В «Беовульфе» — это проклятие последнего из оставшихся в живых воина некогда могучего племени. Золото начинает жить своей, независимой от воли людей жизнью; оно вторгается в их судьбы и сокрушает все на своем пути. Не случайно в героических сказаниях, формирующихся в эпоху разложения родового строя, герои, вовлеченные в борьбу за золото, гибнут, как Сигурд и Беовульф, а вместе с ними гибнет героическое родовое общество, представителями которого они осмысляются в эпических памятниках.

Мотивы сказочного эпоса вплетаются и в характеристику Беовульфа. С одной стороны, это сходство проявляется в самой общей их задаче: и Беовульф, и герой сказки — борцы с враждебными человеку силами, воплощенными в фантастических образах, оба восстанавливают нарушенную чудовищем справедливость. С другой-в отдельных деталях образа, сохраняющихся в поэме, несмотря на их явное противоречие основному повествованию.
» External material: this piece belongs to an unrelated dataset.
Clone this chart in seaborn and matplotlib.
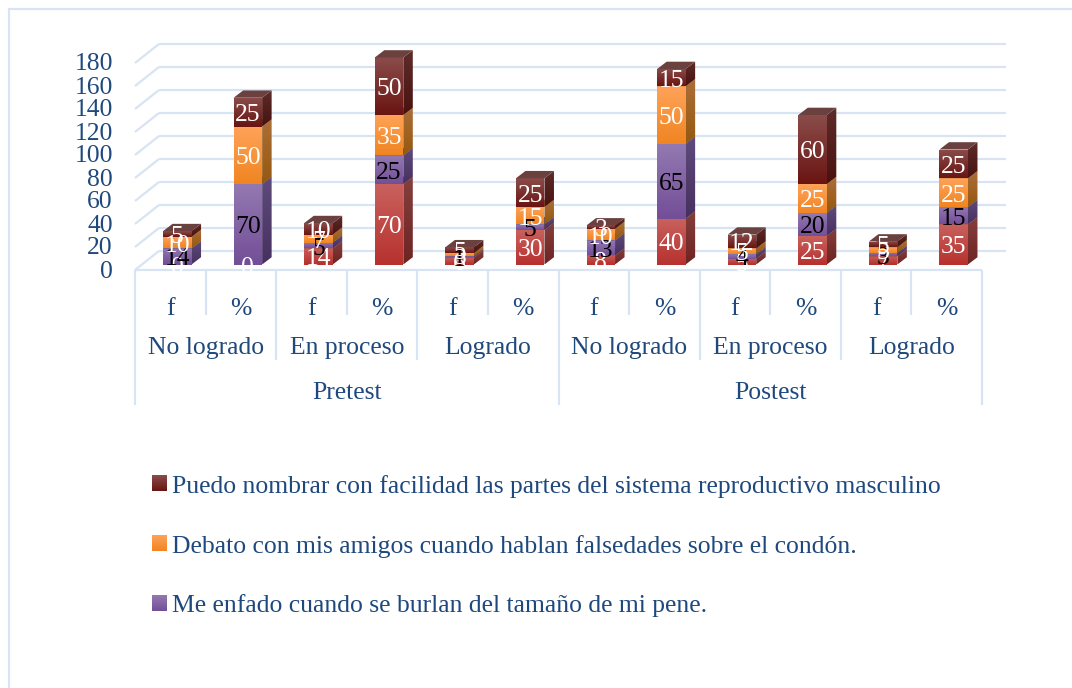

Яркий пример — изображение юности Беовульфа, резко контрастирующее с его прославлением как избранного, лучшего среди геатских витязей:

Прежде гауты ибо слабым казался он презирали его и бесчестили, и беспомощным,

и на пиршествах бесполезным в бою; обходил его но теперь он за прежнее вождь дружинный получил с лихвой своей благосклонностью, воздаяние!

(Беовульф, 2184–2189).

Это единственное упоминание о «достойных презрения» юношеских годах Беовульфа. В других рассказах о его юности — повествовании о состязании с Брекой, о борьбе с морскими чудовищами — подчеркивается, напротив, его богатырская мощь, отвага, прославляются его блистательные победы. Обе версии не согласованы между собой, и «негероичность» Беовульфа в юности была бы непонятна, если бы не известный сказочный мотив «сидня», часто связанный с сюжетом «Три похищенные принцессы» и широко распространенный в эпосе — достаточно вспомнить Илью Муромца в былинах об исцелении Ильи. Но в сказочном сюжете мотив «сидня» играет важную функциональную роль: младший брат, считавшийся дурнем и трусом, в решительный момент оказывается способным совершить подвиг,

который не под силу его старшим «умным» братьям. Тем самым он восстанавливает справедливость и в отношении самого себя. В «Беовульфе» же нет противопоставления юности и зрелости героя, он «героичен» уже от рождения, и вся его жизнь с детских лет — воплощение заложенных в нем изначально героических качеств. Однако традиционный сказочный мотив, связанный с его образом, сохраняется на периферии повествования, утрачивая свое значение для развития сюжета.

Но, несмотря на все сходство, связь между волшебной сказкой и «Беовульфом» нельзя преувеличивать; тем более нет оснований считать сказочный эпос непосредственным источником поэмы: вероятнее, как и считается ныне, и мифологический, и героический, и сказочный эпос (зарождавшиеся на разных этапах развития общественного сознания) взаимодействовали и имели частично общий сюжетный фонд. Однако трактовка одних и тех же сюжетов в различных видах эпоса была принципиально иной. Так, в «Беовульфе» со сказкой сопоставимы фабула и отдельные эпизоды, их детали; различие же коренится в первую очередь в объекте интересов рассказчика и слушателей. В сказочном эпосе все внимание сосредоточено на индивидуальной судьбе героя. Поэтому одинаковый интерес представляют все эпизоды его приключений. Итогом его выезда и последующих событий является устройство семьи (обычное завершение сказки — свадьба героя со спасенной им девушкой)21. Для героического эпоса характерен интерес к судьбам коллектива, к которому принадлежит герой. Подвиги, совершаемые им, направлены на защиту и освобождение племени, страны, государства. Патриотическая направленность в германском эпосе в целом выражена слабее, чем в эпосе других народов, но «Беовульф», безусловно, в этом отношении отражает скорее общие эпические, чем специфические германские, тенденции. Не случайно в нем, как и в других памятниках западноевропейского эпоса, отсутствует тема сватовства (как и в «Песни о Роланде», «Песни о Сиде» и др.), а на первый план выступает тема борьбы с врагами всего племени22.